Each run writes four files under packages/chatbot/benchmark-results:

  • a timestamped JSON report
  • a timestamped Markdown report
  • latest.json
  • latest.md

Example:

packages/chatbot/benchmark-results/demo-benchmark-2026-03-22T12-49-11.637Z.json
packages/chatbot/benchmark-results/demo-benchmark-2026-03-22T12-49-11.637Z.md
packages/chatbot/benchmark-results/latest.json
packages/chatbot/benchmark-results/latest.md

The Markdown report includes:

  • total case count
  • pass rate
  • clarification success rate
  • graceful-failure success rate
  • median case duration
  • recommended demo subset
  • grouped passed, soft-failed, and failed cases
  • full transcripts for dialogue cases

Common failure patterns:

  • Missing TRIPLESTORE_URL: the benchmark cannot query the Qanary annotations graph and will fail very early.
  • Missing QANARY_API_BASE_URL: the benchmark cannot call the Qanary pipeline.
  • Missing OPENROUTER_API_KEY: question rewriting or response generation will fail in the LLM-backed steps.
  • Docker services not running: Virtuoso or the Qanary pipeline are unreachable.
  • Missing component .env files: the root benchmark wrapper refuses to start if one of the local Qanary component env files does not exist.
  • Component registration does not succeed: a Qanary component may start locally but still fail to register in the pipeline if SPRING_BOOT_ADMIN_URL, QANARY_HOST, or Docker networking is wrong.

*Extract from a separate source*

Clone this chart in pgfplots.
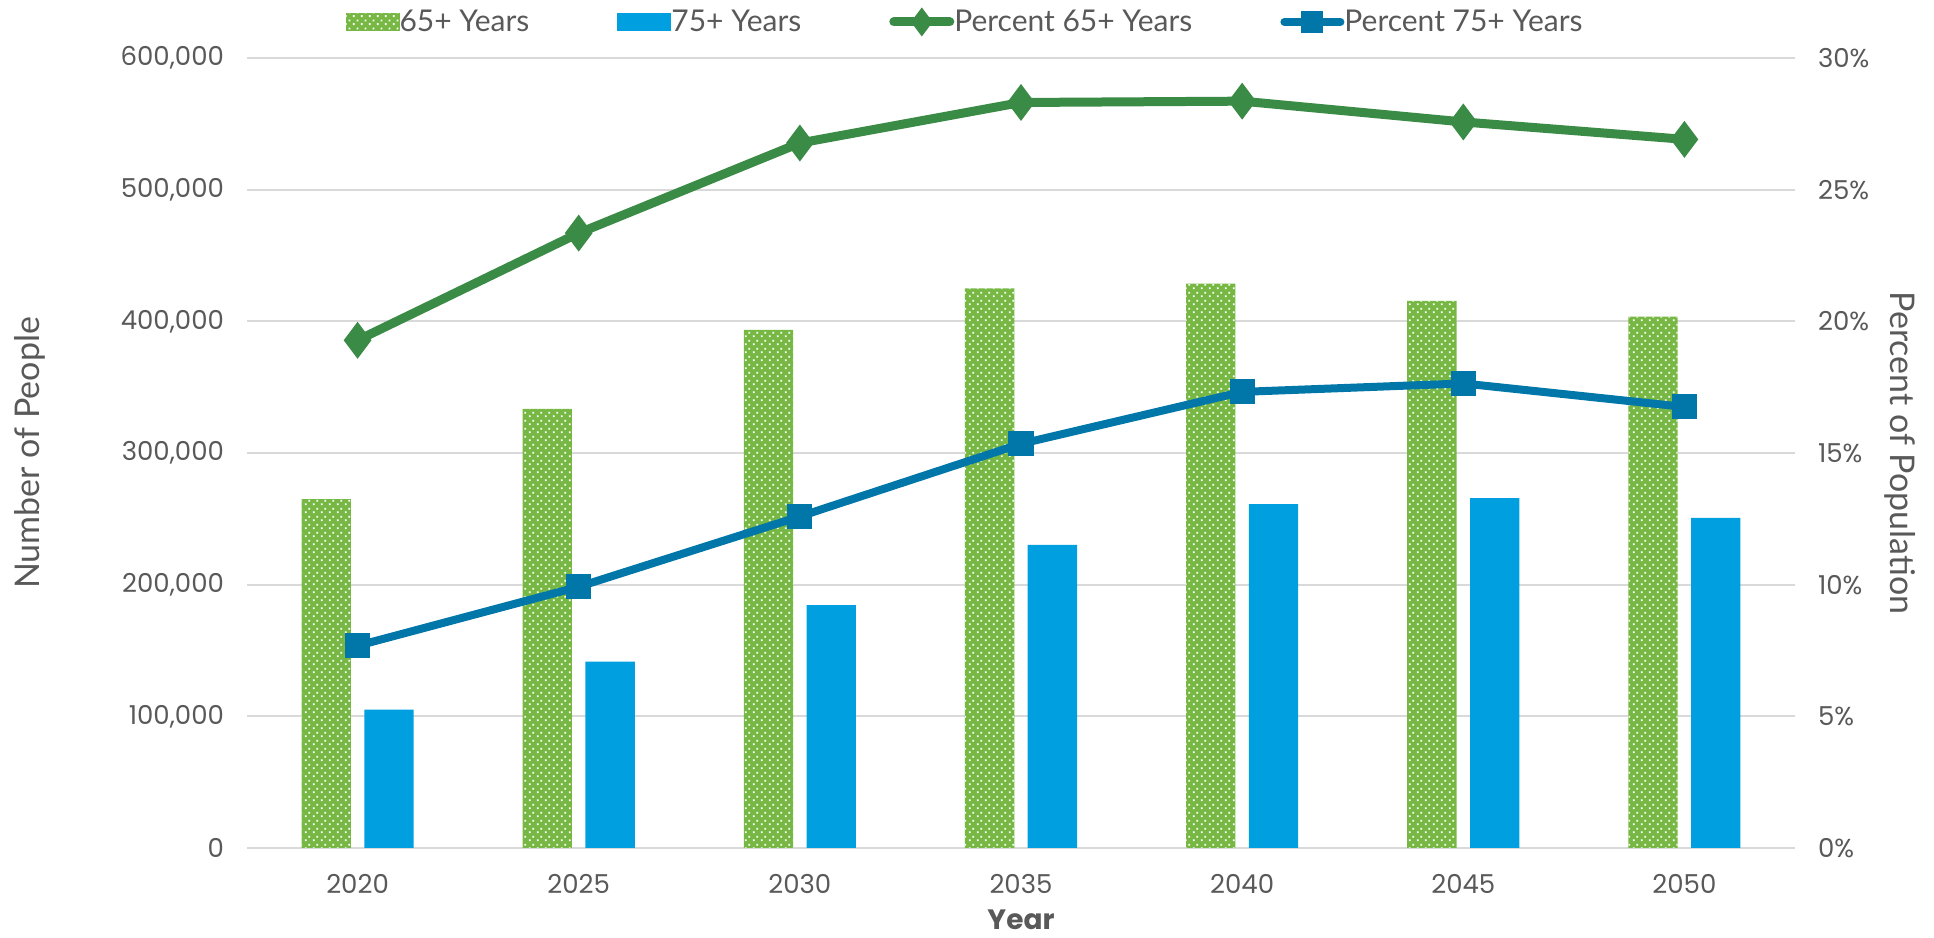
\documentclass[border=0pt]{standalone}
\usepackage{fontspec}
\setmainfont{Poppins}
\newfontfamily\labelfont{Lato}
\usepackage{pgfplots}
\pgfplotsset{compat=1.18}
\usetikzlibrary{patterns}
\definecolor{gbar}{HTML}{76B843}
\definecolor{bbar}{HTML}{009FDF}
\definecolor{gline}{HTML}{3A8B45}
\definecolor{bline}{HTML}{0077A8}
\definecolor{txt}{HTML}{595959}
\definecolor{gridc}{HTML}{D9D9D9}
\pgfdeclarepatternformonly{mydots}{\pgfpointorigin}{\pgfpoint{4pt}{4pt}}{\pgfpoint{4pt}{4pt}}{%
  \pgfpathrectangle{\pgfpoint{0.5pt}{0.5pt}}{\pgfpoint{1pt}{1pt}}%
  \pgfpathrectangle{\pgfpoint{2.5pt}{2.5pt}}{\pgfpoint{1pt}{1pt}}%
  \pgfusepath{fill}}
\tikzset{greenbar/.style={fill=gbar, draw=none, postaction={pattern=mydots, pattern color=white}}}
\pgfplotsset{
  barleg/.style={legend image code/.code={\fill[##1, draw=none] (0pt,-4.5pt) rectangle (27pt,4.5pt);}},
  lineleg/.style={legend image code/.code={\draw[mark repeat=2,mark phase=2,##1, line cap=round, mark size=3.5pt] plot coordinates {(0pt,0pt) (14pt,0pt) (28pt,0pt)};}},
}
\begin{document}
\begin{tikzpicture}
\begin{axis}[
  scale only axis, width=774pt, height=395pt,
  xmin=-0.5, xmax=6.5, ymin=0, ymax=600000,
  xtick={0,1,2,3,4,5,6}, xticklabels={2020,2025,2030,2035,2040,2045,2050},
  ytick={0,100000,200000,300000,400000,500000,600000},
  scaled y ticks=false,
  yticklabel={\pgfmathprintnumber[fixed,precision=0,1000 sep={,},assume math mode=true]{\tick}},
  axis line style={draw=none},
  major tick length=0pt,
  ymajorgrids, grid style={gridc, line width=1pt},
  ticklabel style={font=\fontsize{13}{15}\selectfont, text=txt},
  yticklabel style={xshift=-8pt},
  xticklabel style={yshift=-9.5pt},
  xlabel={Year}, ylabel={Number of People},
  every axis x label/.style={at={(rel axis cs:0.5,-0.0915)}, anchor=center, inner sep=0pt, font=\fontsize{14}{16}\selectfont\bfseries, text=txt},
  every axis y label/.style={at={(rel axis cs:-0.1402,0.5)}, rotate=90, anchor=center, font=\labelfont\fontsize{17}{19}\selectfont, text=txt},
]
\coordinate (bl) at (rel axis cs:0,0);
\coordinate (tr) at (rel axis cs:1,1);
\addplot[greenbar, ybar, bar width=0.223, bar shift=-0.142] coordinates {
  (0,265000) (1,333500) (2,393500) (3,425000) (4,428700) (5,415600) (6,403500)};
\addplot[fill=bbar, draw=none, ybar, bar width=0.223, bar shift=0.142] coordinates {
  (0,105000) (1,141500) (2,184500) (3,230300) (4,261100) (5,265800) (6,250800)};
\end{axis}
\begin{axis}[
  scale only axis, width=774pt, height=395pt,
  xmin=-0.5, xmax=6.5, ymin=0, ymax=30,
  axis x line=none, axis y line*=right,
  axis line style={draw=none},
  major tick length=0pt,
  ytick={0,5,10,15,20,25,30},
  yticklabel={\pgfmathprintnumber[fixed,precision=0,assume math mode=true]{\tick}\%},
  ticklabel style={font=\fontsize{13}{15}\selectfont, text=txt},
  yticklabel style={xshift=8pt},
  ylabel={Percent of Population},
  every axis y label/.style={at={(rel axis cs:1.0678,0.5)}, rotate=-90, anchor=center, font=\labelfont\fontsize{17}{19}\selectfont, text=txt},
  legend columns=4,
  legend style={draw=none, fill=none, at={(rel axis cs:0.4645,1.0456)}, anchor=center,
    font=\labelfont\fontsize{15}{17}\selectfont, text=txt,
    /tikz/every even column/.append style={column sep=42pt},
    /tikz/every odd column/.append style={column sep=-2pt}},
]
\addlegendimage{greenbar, barleg}
\addlegendentry{65+ Years}
\addlegendimage{fill=bbar, barleg}
\addlegendentry{75+ Years}
\addplot[gline, line width=4.5pt, mark=diamond*, mark size=5.5pt, mark options={solid}, lineleg]
  coordinates {(0,19.28) (1,23.35) (2,26.77) (3,28.31) (4,28.36) (5,27.57) (6,26.91)};
\addlegendentry{Percent 65+ Years}
\addplot[bline, line width=4pt, mark=square*, mark size=4.3pt, mark options={solid}, lineleg]
  coordinates {(0,7.68) (1,9.92) (2,12.59) (3,15.35) (4,17.32) (5,17.64) (6,16.75)};
\addlegendentry{Percent 75+ Years}
\end{axis}
\pgfresetboundingbox
\path (bl) ++(-123.5pt,-45pt) coordinate (A);
\path (tr) ++(69.5pt,29pt) coordinate (B);
\path (A) rectangle (B);
\end{tikzpicture}
\end{document}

If the benchmark starts but reports poor results across all cases, open packages/chatbot/benchmark-results/latest.md first. It is the fastest way to see whether the problem is:

  • environment setup
  • pipeline connectivity
  • LLM configuration
  • genuine chatbot quality
  • The benchmark tolerates paraphrased wording and does not require exact output strings.
  • The benchmark currently runs against the live runtime, so results depend on data availability, model behavior, and local infrastructure health.
  • Re-running the benchmark updates latest.json and latest.md.